Software updates are the problem unfortunately

[–] Giooschi 8 points 1 year ago (3 children)

I wonder why this is not a problem for pcs though

[–] kalleboo 10 points 1 year ago* (last edited 1 year ago)

Because PCs are based on a hardware standard that allows for a standard kernel and pluggable drivers. So you can just take a standard install of a new version of Windows, and toss in the same drivers from the last version, and you're on your way.

On ARM, there is no such standard that is widely deployed, the hardware is integrated bespoke for each and every device, so building a new version of the OS for a specific phone means using very specific configurations (where in memory is the GPU mapped? where is the sound chip mapped? on a PC the hardware can plug-and-play detect this stuff, on ARM it has to be hardcoded into the OS for every device). This is made worse by the chips used in mobile phones being proprietary hardware where the drivers are only released to manufacturers under NDA, and these hardware manufacturers often don't bother to supply updates at all and individual phone manufacturers don't have enough clout to force them to

[–] Thadrax 1 points 1 year ago

It kinda is.

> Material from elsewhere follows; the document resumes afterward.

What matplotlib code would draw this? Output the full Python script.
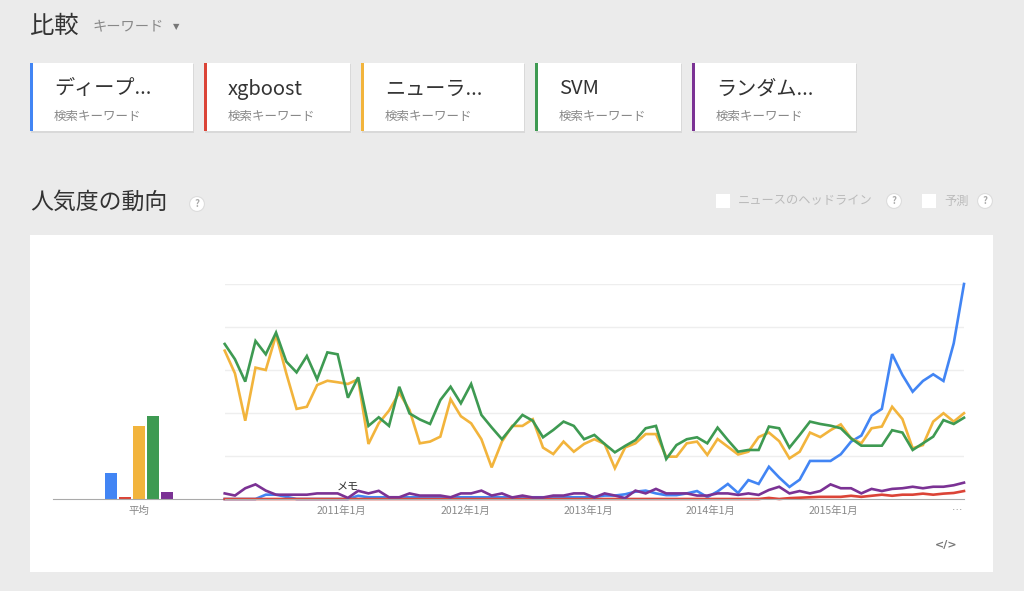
import numpy as np
import matplotlib.pyplot as plt
from matplotlib.patches import Rectangle

plt.rcParams['font.family'] = ['Noto Sans CJK JP', 'DejaVu Sans']

W, H = 1024, 591

# --- data (monthly, 2010-01 .. 2016-01) ---
terms = ["ディープ...", "xgboost", "ニューラ...", "SVM", "ランダム..."]
colors = ["#4285f4", "#db4437", "#f2b43c", "#3e9a52", "#7b3294"]
averages = [12.1, 0.7, 34.0, 38.4, 3.3]

deep = [0, 0, 0, 0, 2, 2, 1, 0, 0, 0, 0, 0, 0, 1.5, 0.8, 0.8, 0.8, 0.8, 0.8, 0.8,
        0.8, 0.8, 0.8, 0.8, 0.8, 0.8, 0.8, 0.8, 0.8, 0.8, 0.8, 0.8, 0.8, 0.8, 0.8, 0.8,
        1.0, 1.6, 1.6, 2.2, 3.4, 3.9, 2.6, 1.8, 1.8, 2.6, 3.7, 0.9, 3.5, 7.0, 2.8, 8.8,
        7.0, 15.0, 10.0, 5.6, 9.0, 17.7, 17.7, 17.7, 20.8, 26.7, 29.5, 38.8, 41.9, 67.4,
        57.7, 49.9, 54.9, 58.0, 54.9, 72.4, 100]
xgb = [0] * 53 + [0.5, 0, 0.4, 0.6, 0.8, 1.0, 1.0, 1.0, 1.5, 1.0, 1.5, 2.0, 1.5, 2.0,
                  2.0, 2.5, 2.0, 2.5, 2.8, 3.7]
neural = [69, 58.4, 36.4, 61.1, 60, 76.3, 58.4, 41.9, 42.9, 53, 55, 54.3, 53.5, 55.7,
          25.6, 35.2, 41.1, 49.4, 41.4, 25.9, 26.7, 29, 46.4, 38.5, 35.2, 27.8, 14.7,
          26.7, 34, 34, 37.1, 23.9, 20.9, 26.7, 22, 25.6, 27.8, 25.6, 14.3, 24, 25.9,
          30.2, 30.2, 19.7, 19.7, 25.9, 26.7, 20.5, 27.9, 24.3, 20.7, 22, 28.8, 30.9,
          26.9, 18.9, 22, 30.9, 28.8, 32, 34.7, 28.2, 25.9, 32.9, 33.7, 42.9, 37.2,
          23.6, 25.1, 36, 39.9, 36, 39.9]
svm = [72.1, 65, 54.6, 73.5, 67.3, 77.4, 63.9, 58.9, 66.5, 55.7, 68.2, 67.3, 47.1,
       56.6, 34, 38, 34, 52.2, 39.8, 37, 34.9, 46, 52.2, 44.5, 53.5, 39.1, 33.3, 27.8,
       33.6, 39.1, 36.4, 28.7, 32.1, 36, 34, 27.8, 29.8, 25.6, 21.7, 24.7, 27.4, 32.9,
       34, 18.6, 25.1, 27.8, 28.7, 25.9, 33.2, 27.4, 22, 22.8, 22.8, 33.7, 32.9, 23.9,
       29.8, 36, 34.9, 34.1, 32.9, 28.2, 24.8, 24.8, 24.8, 32, 30.9, 22.8, 25.9, 29,
       36.7, 34.9, 37.8]
forest = [2.6, 1.6, 5, 6.8, 3.9, 2, 2, 2, 2, 2.6, 2.6, 2.6, 0.5, 3.8, 2.6, 3.8, 0.8,
          0.8, 2.6, 1.6, 1.6, 1.6, 0.8, 2.6, 2.6, 3.9, 1.6, 2.6, 0.7, 1.6, 0.7, 0.7,
          1.6, 1.6, 2.6, 2.6, 0.7, 2.6, 1.6, 0.4, 3.9, 2.6, 4.7, 2.6, 2.6, 2.6, 1.6,
          1.6, 2.6, 2.6, 1.9, 2.6, 1.9, 4.2, 5.7, 2.6, 3.7, 2.6, 3.7, 6.8, 5, 5, 2.6,
          4.7, 3.7, 4.7, 5, 5.7, 5, 5.7, 5.7, 6.4, 7.6]
series = [deep, xgb, neural, svm, forest]

tick_pos = [11.4, 23.4, 35.4, 47.3, 59.3, 71.3]
tick_labels = ["2011年1月", "2012年1月", "2013年1月", "2014年1月", "2015年1月", "…"]


def fx(px):
    return px / W


def fy(py):
    return 1 - py / H


def box(x0, y_bottom, w, h, c, z=-5):
    # rectangle in pixel units (y_bottom measured from the top of the image)
    fig.patches.append(Rectangle((fx(x0), fy(y_bottom)), fx(w), h / H,
                                 transform=fig.transFigure, fc=c, ec="none",
                                 zorder=z))


fig = plt.figure(figsize=(W / 100, H / 100), dpi=100)
fig.patch.set_facecolor("#ebebeb")

# header
fig.text(fx(30), fy(26), "比較", fontsize=17.5, color="#333333", va="center")
fig.text(fx(92), fy(26), "キーワード", fontsize=10.3, color="#888888", va="center")
fig.text(fx(176), fy(27), "▼", fontsize=6, color="#777777", va="center",
         ha="center", family="DejaVu Sans")

# keyword cards
card_x = [30, 204, 361, 535, 692]
card_w = [163, 146, 163, 146, 164]
for x0, w, t, c in zip(card_x, card_w, terms, colors):
    box(x0 + 1, 133, w, 69, "#d9d9d9", -6)
    box(x0, 131, w, 68, "white")
    box(x0, 131, 3, 68, c, -4)
    fig.text(fx(x0 + 24), fy(89), t, fontsize=14.5, color="#333333", va="center")
    fig.text(fx(x0 + 24), fy(116), "検索キーワード", fontsize=9, color="#888888",
             va="center")

# section title
fig.text(fx(30), fy(202), "人気度の動向", fontsize=16.5, color="#333333", va="center")
qbox = dict(boxstyle="circle,pad=0.25", fc="white", ec="#dddddd", lw=0.8)
fig.text(fx(197), fy(204), "?", fontsize=7, color="#aaaaaa", ha="center",
         va="center", weight="bold", bbox=qbox)

# right-hand options
for bx in [716, 922]:
    box(bx, 208, 14, 14, "white")
fig.text(fx(738), fy(201), "ニュースのヘッドライン", fontsize=8.8, color="#bbbbbb",
         va="center")
fig.text(fx(894), fy(201), "?", fontsize=7, color="#aaaaaa", ha="center",
         va="center", weight="bold", bbox=qbox)
fig.text(fx(944), fy(201), "予測", fontsize=8.8, color="#bbbbbb", va="center")
fig.text(fx(985), fy(201), "?", fontsize=7, color="#aaaaaa", ha="center",
         va="center", weight="bold", bbox=qbox)

# white chart panel
box(30, 572, 963, 337, "white", -10)

# averages bar axes
axb = fig.add_axes([fx(53), fy(499), fx(224 - 53), (499 - 284) / H])
axb.bar(range(5), averages, width=0.9, color=colors)
axb.set_xlim(-4.14, 8.07)
axb.set_ylim(0, 100)
axb.set_yticks([])
axb.set_xticks([2])
axb.set_xticklabels(["平均"], fontsize=7.5, color="#888888")
axb.tick_params(axis="x", length=0, pad=5)
for s in ["top", "left", "right"]:
    axb.spines[s].set_visible(False)
axb.spines["bottom"].set_color("#aaaaaa")
axb.patch.set_alpha(0)

# line axes
ax = fig.add_axes([fx(224.7), fy(499), fx(964 - 224.7), (499 - 284) / H])
x = np.arange(len(deep))
for s, c in zip(series, colors):
    ax.plot(x, s, color=c, lw=1.9, clip_on=False, solid_joinstyle="miter")
ax.set_xlim(0, 72)
ax.set_ylim(0, 100)
ax.set_yticks([20, 40, 60, 80, 100])
ax.set_yticklabels([])
ax.grid(axis="y", color="#eeeeee", lw=1)
ax.set_axisbelow(True)
ax.tick_params(axis="y", length=0)
ax.set_xticks(tick_pos)
ax.set_xticklabels(tick_labels, fontsize=7.5, color="#888888")
ax.tick_params(axis="x", length=0, pad=5)
for s in ["top", "left", "right"]:
    ax.spines[s].set_visible(False)
ax.spines["bottom"].set_color("#aaaaaa")
ax.patch.set_alpha(0)
ax.text(12, 5.6, "メモ", fontsize=8, color="#333333", ha="center", va="center")

fig.text(fx(946), fy(545), "</>", fontsize=8, color="#777777", ha="center",
         va="center", weight="bold", family="DejaVu Sans")

fig.savefig("out.png", dpi=100, facecolor=fig.get_facecolor())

Windows 11 won't run on older hardware and end of life of the latest version of Win 10 is coming up in 2 years or so. And a bunch of PCs weren't really ready for Win 10 when that replaced Win 7/8 and again, support for those dropped at some point.

Lifetimes are usually more lenient with PCs, but it still happens. You can switch to Linux of course, but then there are alternatives for many smartphones as well.

[–] [email protected] 2 points 1 year ago (3 children)

Developers require money, and software maintenance requires lots of developers, testers and other people.

[–] Zeth0s 10 points 1 year ago

Yes and no. Installing last version of android on a pixel 4 is most likely absolutely fine. And keeping at least security support is likely not a big deal. 3 years of security update support it is clearly a finance department decision. Why 3, why not 3 and half? Why not 4?

Just because they need predictability in sales, and they attached the support to the "classical" number of years after which you'd like a customer to buy a new tech product. 3 years has always been a magic number for hardware companies, since forever

[–] Wooki 2 points 1 year ago

No not really, formula is no more than 10% production costs pa unless w produced poorly to begin with. It’s even less if you’re running multiple versions of roughly the same thing then the costs are spread over those versions.